Researchers say 30% of patients taking opioids experience adverse drug interactions
Patients who do not disclose use of other medications are at higher risk of adverse drug interactions and addiction, according to new research in The Journal of the American Osteopathic Association.
A new article outlines common drug-drug interactions that alter how the body metabolizes certain opioids, causing decreased efficacy that ultimately can lead to misuse and overdose. The authors estimate that around 30 percent of patients experience such interactions; however, very few are detected and reported.
"The concern we have is that patients may not get the proper amount of pain relief due to an undetected interaction with some other medication they're taking," says Kevin Bain, MPH, PharmD, co-founder and medical director at Biophilia Partners and lead author on this article. "That can lead to them taking higher doses of their prescribed opioid and more frequently, which over time can lead to a substance use disorder or even an overdose."
Bain adds that physicians should take a thorough medication history and consult a pharmacist before prescribing opioids if they have any concerns. However, he encourages patients to advocate for themselves by offering relevant information proactively.

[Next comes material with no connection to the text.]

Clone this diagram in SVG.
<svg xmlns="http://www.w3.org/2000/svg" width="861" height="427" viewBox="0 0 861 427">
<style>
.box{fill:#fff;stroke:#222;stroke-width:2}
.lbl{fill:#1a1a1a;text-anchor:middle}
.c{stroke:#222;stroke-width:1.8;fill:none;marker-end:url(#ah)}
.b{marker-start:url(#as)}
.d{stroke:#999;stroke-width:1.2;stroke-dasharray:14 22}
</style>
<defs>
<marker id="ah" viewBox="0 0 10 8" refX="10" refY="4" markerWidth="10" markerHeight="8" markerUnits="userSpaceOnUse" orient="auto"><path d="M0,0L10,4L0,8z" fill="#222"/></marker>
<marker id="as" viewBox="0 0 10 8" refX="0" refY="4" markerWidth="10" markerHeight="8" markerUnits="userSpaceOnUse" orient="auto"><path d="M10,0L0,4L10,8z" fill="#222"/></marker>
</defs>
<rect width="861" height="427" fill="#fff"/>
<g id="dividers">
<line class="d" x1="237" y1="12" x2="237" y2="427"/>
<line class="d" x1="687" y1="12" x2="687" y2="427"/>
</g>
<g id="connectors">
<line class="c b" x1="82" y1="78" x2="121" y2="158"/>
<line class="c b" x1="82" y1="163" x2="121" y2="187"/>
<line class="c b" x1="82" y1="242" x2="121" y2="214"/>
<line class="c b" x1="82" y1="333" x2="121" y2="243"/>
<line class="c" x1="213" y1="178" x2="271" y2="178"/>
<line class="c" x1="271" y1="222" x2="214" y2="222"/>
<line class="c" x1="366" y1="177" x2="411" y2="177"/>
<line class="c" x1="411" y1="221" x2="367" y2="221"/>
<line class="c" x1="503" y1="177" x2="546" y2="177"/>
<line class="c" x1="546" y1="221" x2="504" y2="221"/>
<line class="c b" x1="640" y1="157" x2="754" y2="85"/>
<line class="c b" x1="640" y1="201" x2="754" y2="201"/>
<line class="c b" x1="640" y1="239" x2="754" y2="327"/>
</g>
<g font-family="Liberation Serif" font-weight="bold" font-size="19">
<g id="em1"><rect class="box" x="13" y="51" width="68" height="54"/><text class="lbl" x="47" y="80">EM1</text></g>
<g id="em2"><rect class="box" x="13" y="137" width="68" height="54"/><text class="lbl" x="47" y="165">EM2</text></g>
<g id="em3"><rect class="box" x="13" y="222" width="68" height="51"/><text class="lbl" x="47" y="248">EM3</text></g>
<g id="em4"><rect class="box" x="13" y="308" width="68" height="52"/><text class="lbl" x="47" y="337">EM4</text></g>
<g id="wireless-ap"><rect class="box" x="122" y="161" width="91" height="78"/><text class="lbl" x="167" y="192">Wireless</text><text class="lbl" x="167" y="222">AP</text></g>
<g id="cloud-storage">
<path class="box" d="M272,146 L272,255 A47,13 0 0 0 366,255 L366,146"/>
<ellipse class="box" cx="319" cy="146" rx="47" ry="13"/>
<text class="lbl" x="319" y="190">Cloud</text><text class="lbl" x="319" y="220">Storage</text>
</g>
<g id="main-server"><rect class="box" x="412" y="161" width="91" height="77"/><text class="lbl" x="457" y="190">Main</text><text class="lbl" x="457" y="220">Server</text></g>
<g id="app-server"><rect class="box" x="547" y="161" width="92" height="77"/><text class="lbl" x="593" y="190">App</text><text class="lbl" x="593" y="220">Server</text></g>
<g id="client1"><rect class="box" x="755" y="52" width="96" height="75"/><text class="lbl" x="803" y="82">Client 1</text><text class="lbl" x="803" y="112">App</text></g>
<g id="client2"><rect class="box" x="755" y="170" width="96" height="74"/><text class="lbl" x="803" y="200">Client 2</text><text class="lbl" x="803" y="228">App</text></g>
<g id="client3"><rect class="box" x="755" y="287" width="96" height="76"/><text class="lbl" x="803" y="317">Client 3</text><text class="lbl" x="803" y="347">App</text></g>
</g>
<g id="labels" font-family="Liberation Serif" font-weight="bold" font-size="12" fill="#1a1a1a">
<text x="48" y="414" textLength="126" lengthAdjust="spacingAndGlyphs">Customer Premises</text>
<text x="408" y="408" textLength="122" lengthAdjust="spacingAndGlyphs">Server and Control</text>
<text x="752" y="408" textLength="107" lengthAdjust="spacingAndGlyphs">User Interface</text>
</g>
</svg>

He says commonly prescribed medications that can cause interactions with several opioids include those from antidepressant and antipsychotic classes, as well as some cardiovascular drugs used to treat arrhythmia and high blood pressure.

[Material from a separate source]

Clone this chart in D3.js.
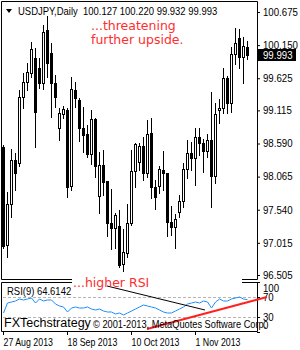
<!DOCTYPE html>
<html>
<head>
<meta charset="utf-8" />
<title>USDJPY Daily</title>
<style>
html, body { margin:0; padding:0; background:#fff; }
svg { display:block; }
</style>
</head>
<body>
<script src="https://d3js.org/d3.v7.min.js"></script>
<script>
// daily bars, 27 Aug 2013 .. 20 Nov 2013
var opens  = [98.53,96.98,97.63,98.33,98.28,99.33,99.57,99.71,99.95,99.79,99.55,100.39,100.03,99.55,98.84,99.06,99.12,97.92,99.44,99.28,
              98.84,98.74,98.42,98.98,97.76,98.25,98.00,97.33,97.25,97.28,96.68,96.85,97.33,98.15,98.30,98.55,98.12,98.76,97.90,97.92,
              98.17,98.12,97.35,97.27,97.50,97.68,98.19,98.44,98.36,98.69,98.60,98.47,98.65,98.07,99.12,99.15,99.63,99.23,100.01,100.26,
              99.96,100.127];
var highs  = [98.57,97.82,98.50,98.44,99.44,99.71,99.87,100.20,100.10,99.95,100.47,100.61,100.18,99.68,99.15,99.18,99.15,99.64,99.57,99.31,
              99.17,98.88,99.12,98.99,98.46,98.49,98.00,97.87,97.49,97.54,97.23,97.63,98.49,98.60,98.60,98.69,98.96,98.99,98.01,98.23,
              98.47,98.12,97.60,97.47,97.77,98.28,98.65,98.61,98.84,98.84,98.66,98.74,99.41,99.23,99.30,99.79,99.66,100.12,100.42,100.41,
              100.28,100.220];
var lows   = [96.93,96.79,97.42,97.85,98.23,99.15,99.44,99.64,98.53,99.47,99.45,99.64,99.01,99.17,98.65,98.99,97.74,97.85,99.17,98.63,
              98.46,98.38,98.27,98.06,97.49,97.77,97.12,96.92,96.93,96.63,96.57,96.79,97.30,97.90,98.17,98.01,98.06,97.73,97.55,97.81,
              97.85,97.12,97.14,96.93,97.42,97.58,98.04,98.17,97.93,98.41,98.14,98.38,97.58,97.96,98.92,99.07,99.07,99.09,99.85,99.79,
              99.55,99.932];
var closes = [96.97,97.63,98.33,98.12,99.33,99.57,99.72,100.09,99.09,99.55,100.36,99.87,99.55,99.33,99.07,99.14,97.90,99.45,99.31,98.84,
              98.72,98.42,98.98,98.23,98.25,97.98,97.33,97.25,97.46,96.66,96.87,97.33,98.15,98.58,98.55,98.12,98.74,97.90,97.74,98.19,
              98.12,97.35,97.27,97.39,97.68,98.19,98.44,98.36,98.69,98.60,98.47,98.65,98.07,99.06,99.15,99.63,99.23,100.01,100.18,99.96,
              100.14,99.993];
var rsi    = [38,58,60,62,66,64,66,68,58,66,62,64,64,56,52,50,40,48,50,48,
              48,50,46,44,46,42,40,40,36,38,34,38,42,46,50,54,52,50,48,44,
              40,38,38,42,46,50,56,58,60,58,62,60,48,60,66,62,62,66,68,70,
              66,64.6142];

var priceTicks = [100.675,100.150,99.625,99.115,98.590,98.065,97.540,97.015,96.505];
var rsiTicks = [100,70,30,0];
var rsiLevels = [70,30];
var dateTicks = [0,16,32,48];
var dateLabels = ["27 Aug 2013","18 Sep 2013","10 Oct 2013","1 Nov 2013"];
// trend lines drawn on the RSI window: [bar index, rsi value]
var redTrend = [[36,6],[66,70]];
var blackTrend = [[26,92],[50.5,44]];

var W = 300, H = 350;
var axisFont = '"Liberation Sans",Arial,sans-serif';
var noteFont = '"DejaVu Sans",sans-serif';

var svg = d3.select('body').append('svg').attr('width', W).attr('height', H);

// squeeze text horizontally (terminal font is narrower than what we have)
function narrow(sel, k){
  sel.each(function(){
    var w = this.getComputedTextLength();
    d3.select(this).attr('textLength', w * k).attr('lengthAdjust', 'spacingAndGlyphs');
  });
}

var x = d3.scaleLinear().domain([0, 61]).range([3, 247]);
var y = d3.scaleLinear().domain([96.505, 100.675]).range([275, 12]);
var yr = d3.scaleLinear().domain([0, 100]).range([332, 282]);

// frames
var frame = svg.append('g').attr('stroke', '#000').attr('fill', 'none');
frame.append('path').attr('d', 'M1.5,1.5H257.5V279.5H1.5Z');
frame.append('path').attr('d', 'M1.5,282.5H257.5V331.5H1.5Z');

// candles
var bars = d3.range(opens.length);
var cg = svg.append('g');
bars.forEach(function(i){
  var px = Math.round(x(i));
  var top = Math.round(y(Math.max(opens[i], closes[i])));
  var bot = Math.round(y(Math.min(opens[i], closes[i])));
  cg.append('line')
    .attr('x1', px + 0.5).attr('x2', px + 0.5)
    .attr('y1', Math.round(y(highs[i]))).attr('y2', Math.round(y(lows[i])) + 1)
    .attr('stroke', '#000');
  cg.append('rect')
    .attr('x', px - 0.5).attr('y', top + 0.5)
    .attr('width', 2).attr('height', Math.max(bot - top, 0))
    .attr('fill', closes[i] >= opens[i] ? '#fff' : '#000')
    .attr('stroke', '#000');
});

// price axis
var yAxis = d3.axisRight(y).tickValues(priceTicks).tickSize(3).tickFormat(d3.format('.3f'));
var ya = svg.append('g').attr('transform', 'translate(257,0)').call(yAxis);
ya.select('.domain').remove();
ya.selectAll('line').attr('stroke', '#000');
ya.selectAll('text').attr('font-family', axisFont).attr('font-size', 10.5).attr('fill', '#000');
narrow(ya.selectAll('text'), 0.92);

// last price box
var last = closes[closes.length - 1];
var ly = Math.round(y(last));
svg.append('rect').attr('x', 258).attr('y', ly - 6).attr('width', 38).attr('height', 12).attr('fill', '#000');
narrow(svg.append('text').attr('x', 263).attr('y', ly + 4).attr('fill', '#fff')
  .attr('font-family', axisFont).attr('font-size', 10.5).text(d3.format('.3f')(last)), 0.92);

// header
svg.append('path').attr('d', 'M6,9H12L9,13Z').attr('fill', '#000');
narrow(svg.append('text').attr('x', 18).attr('y', 15).attr('font-family', axisFont).attr('font-size', 11).attr('fill', '#000')
  .attr('xml:space', 'preserve')
  .text('USDJPY,Daily  ' + [opens, highs, lows, closes].map(function(a){ return d3.format('.3f')(a[a.length - 1]); }).join(' ')), 0.86);

// RSI window
var lg = svg.append('g');
rsiLevels.forEach(function(v){
  lg.append('line').attr('x1', 3).attr('x2', 257).attr('y1', yr(v) + 0.5).attr('y2', yr(v) + 0.5)
    .attr('stroke', '#b4b4b4').attr('stroke-dasharray', '3,2');
});
var line = d3.line().x(function(d, i){ return x(i) + 0.5; }).y(function(d){ return yr(d); });
svg.append('path').datum(rsi).attr('d', line).attr('fill', 'none').attr('stroke', '#1e8fff').attr('stroke-width', 1);

var ra = svg.append('g').attr('transform', 'translate(257,0)')
  .call(d3.axisRight(yr).tickValues(rsiTicks).tickSize(3));
ra.select('.domain').remove();
ra.selectAll('line').attr('stroke', '#000');
ra.selectAll('text').attr('font-family', axisFont).attr('font-size', 10.5).attr('fill', '#000')
  .attr('dy', function(d){ return d == 100 ? '0.95em' : d == 0 ? '-0.35em' : '0.32em'; });
narrow(ra.selectAll('text'), 0.92);

narrow(svg.append('text').attr('x', 7).attr('y', 295).attr('font-family', axisFont).attr('font-size', 11).attr('fill', '#000')
  .text('RSI(9) ' + rsi[rsi.length - 1]), 0.86);

// date axis
var xa = svg.append('g').attr('transform', 'translate(0,331)')
  .call(d3.axisBottom(x).tickValues(dateTicks).tickSize(4).tickFormat(function(d, i){ return dateLabels[i]; }));
xa.select('.domain').remove();
xa.selectAll('line').attr('stroke', '#000');
xa.selectAll('text').attr('text-anchor', 'start').attr('font-family', axisFont).attr('font-size', 11).attr('fill', '#000');
narrow(xa.selectAll('text'), 0.8);

// annotations
svg.append('rect').attr('x', 72).attr('y', 276).attr('width', 170).attr('height', 10).attr('fill', '#fff');
svg.append('line')
  .attr('x1', x(blackTrend[0][0])).attr('y1', yr(blackTrend[0][1]))
  .attr('x2', x(blackTrend[1][0])).attr('y2', yr(blackTrend[1][1]))
  .attr('stroke', '#000');
svg.append('line')
  .attr('x1', x(redTrend[0][0])).attr('y1', yr(redTrend[0][1]))
  .attr('x2', x(redTrend[1][0])).attr('y2', yr(redTrend[1][1]))
  .attr('stroke', '#ff2020').attr('stroke-width', 2);

var red = '#ff2d2d';
svg.append('text').attr('x', 91).attr('y', 30).attr('font-family', noteFont).attr('font-size', 12.5).attr('fill', red).text('...threatening');
svg.append('text').attr('x', 91).attr('y', 44).attr('font-family', noteFont).attr('font-size', 12.5).attr('fill', red).text('further upside.');
svg.append('text').attr('x', 73).attr('y', 286.5).attr('font-family', noteFont).attr('font-size', 12.5).attr('fill', red).text('...higher RSI');

svg.append('text').attr('x', 4).attr('y', 327).attr('font-family', '"Liberation Sans",sans-serif').attr('font-size', 12.5).attr('fill', '#000').text('FXTechstrategy');
narrow(svg.append('text').attr('x', 93).attr('y', 328).attr('font-family', axisFont).attr('font-size', 11).attr('fill', '#000')
  .text('\u00a9 2001-2013, MetaQuotes Software Corp.'), 0.84);
</script>
</body>
</html>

The article notes several steps physicians can take to mitigate adverse interactions, when patients take opioids and other medications concurrently.
Patients often take all their medications at once, usually in the morning, to establish a routine and ensure none are forgotten. Bain points out that this method significantly increases the likelihood of a drug interaction.

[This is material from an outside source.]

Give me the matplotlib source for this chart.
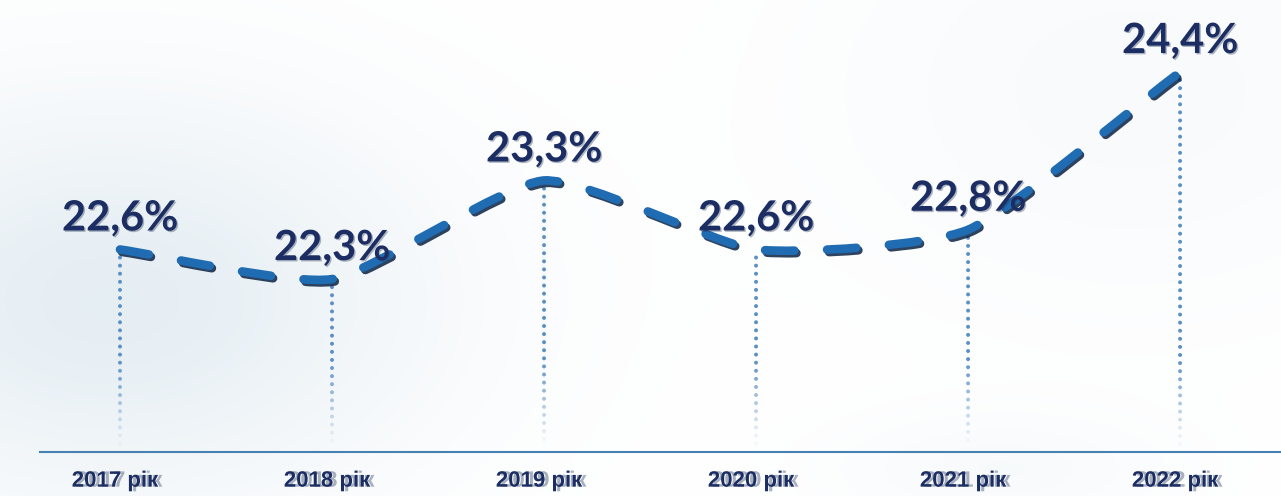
import numpy as np
import matplotlib
matplotlib.use("Agg")
import matplotlib.pyplot as plt
import matplotlib.patheffects as pe
from matplotlib.path import Path
from matplotlib.patches import PathPatch

years = ["2017", "2018", "2019", "2020", "2021", "2022"]
values = [22.6, 22.3, 23.3, 22.6, 22.8, 24.4]
value_labels = ["22,6%", "22,3%", "23,3%", "22,6%", "22,8%", "24,4%"]
year_labels = [y + " рік" for y in years]

NAVY = "#1b2d63"
LINE_BLUE = "#1f6cb3"
DOT_BLUE = "#5b8fc6"
AXIS_Y = 20.545     # horizontal base line
DROP_END = 20.62    # dotted drop lines stop here
FADE_TOP = 21.5     # drop lines start fading below this


def smooth_path(xs, ys, k=0.55):
    # cubic bezier through the points (catmull-rom style tangents)
    pts = np.column_stack([xs, ys]).astype(float)
    tang = np.zeros_like(pts)
    tang[1:-1] = (pts[2:] - pts[:-2]) / 2
    tang[0] = pts[1] - pts[0]
    tang[-1] = pts[-1] - pts[-2]
    verts = [pts[0]]
    codes = [Path.MOVETO]
    for i in range(len(pts) - 1):
        verts += [pts[i] + tang[i] * k / 3, pts[i + 1] - tang[i + 1] * k / 3, pts[i + 1]]
        codes += [Path.CURVE4] * 3
    return Path(verts, codes)


fig = plt.figure(figsize=(12.81, 4.96), dpi=100)
fig.patch.set_facecolor("white")

# soft bluish glows in the background
H, W = 496, 1281
yy, xx = np.mgrid[0:H, 0:W]


def glow(cx, cy, sx, sy, a):
    return a * np.exp(-(((xx - cx) / sx) ** 2 + ((yy - cy) / sy) ** 2) / 2)


g = glow(110, 300, 220, 140, 0.55) + glow(1130, 90, 220, 150, 0.15) + glow(1000, 470, 120, 40, 0.15)
g = np.clip(g, 0, 1)
tint = np.array([0.82, 0.88, 0.92])
img = 1 - g[..., None] * (1 - tint)
bg = fig.add_axes([0, 0, 1, 1])
bg.imshow(img, aspect="auto", interpolation="bilinear")
bg.axis("off")

ax = fig.add_axes([0, 0, 1, 1])
ax.patch.set_alpha(0)
ax.set_xlim(-0.566, 5.476)
ax.set_ylim(20.10, 25.13)
ax.axis("off")

x = np.arange(len(years))

# dotted drop lines, fading towards the bottom
step = 0.082
for xi, v in zip(x, values):
    ys = np.arange(v - step, DROP_END, -step)
    a = np.clip((ys - DROP_END) / (FADE_TOP - DROP_END), 0.05, 1)
    cols = np.tile(matplotlib.colors.to_rgba(DOT_BLUE), (len(ys), 1))
    cols[:, 3] = a
    ax.scatter(np.full(len(ys), xi), ys, s=8, c=cols, linewidths=0, zorder=2)

ax.axhline(AXIS_Y, xmin=40 / 1281, xmax=1, color="#4582b3", lw=1.5, zorder=2)

line = PathPatch(smooth_path(x, values), fill=False, edgecolor=LINE_BLUE, lw=6.2,
                 linestyle=(0, (3.4, 3.8)), capstyle="round", joinstyle="round", zorder=3,
                 path_effects=[pe.SimpleLineShadow(offset=(1.5, -1.8), shadow_color="#0a2244", alpha=0.85),
                               pe.Normal()])
ax.add_patch(line)

for xi, v, lab in zip(x, values, value_labels):
    ax.annotate(lab, (xi, v), xytext=(0, 19), textcoords="offset pixels",
                ha="center", va="baseline", fontsize=30, fontweight="bold",
                family="Lato", color=NAVY, zorder=4,
                path_effects=[pe.withSimplePatchShadow(offset=(1, -1), shadow_rgbFace="#203050", alpha=0.35)])

for xi, lab in zip(x, year_labels):
    ax.annotate(lab, (xi, AXIS_Y), xytext=(-5, -29), textcoords="offset pixels",
                ha="center", va="center", fontsize=16, fontweight="bold",
                family="Liberation Sans", color=NAVY, zorder=4,
                path_effects=[pe.withSimplePatchShadow(offset=(3, 0), shadow_rgbFace="#8c96a8", alpha=0.75)])

fig.savefig("out.png", dpi=100)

He recommends staggering the interacting medications a couple hours apart, often taking the opioid first to ensure it metabolizes without interference, because pro-drug opioids like codeine and tramadol usually "suffer" from drug interactions.
When timing fails to avoid drug interactions, physicians can prescribe an alternate opioid less likely to interact with the patient's other medications. Conversely, physicians can consider changing the non-opioid prescription to one less likely to cause an interaction.
"The possible combinations that might result in a drug interaction are vast," says Bain. "The best approach is for physicians and patients to partner closely with a pharmacist who can advise on potential complications, especially at the start of an opioid prescription."
He adds that patients who find an opioid ineffectively manages their pain should consult their physician and never independently alter their dosage or frequency. Communication between patients and physicians is paramount to identifying and mitigating opioid-involved drug interactions, Bain concludes.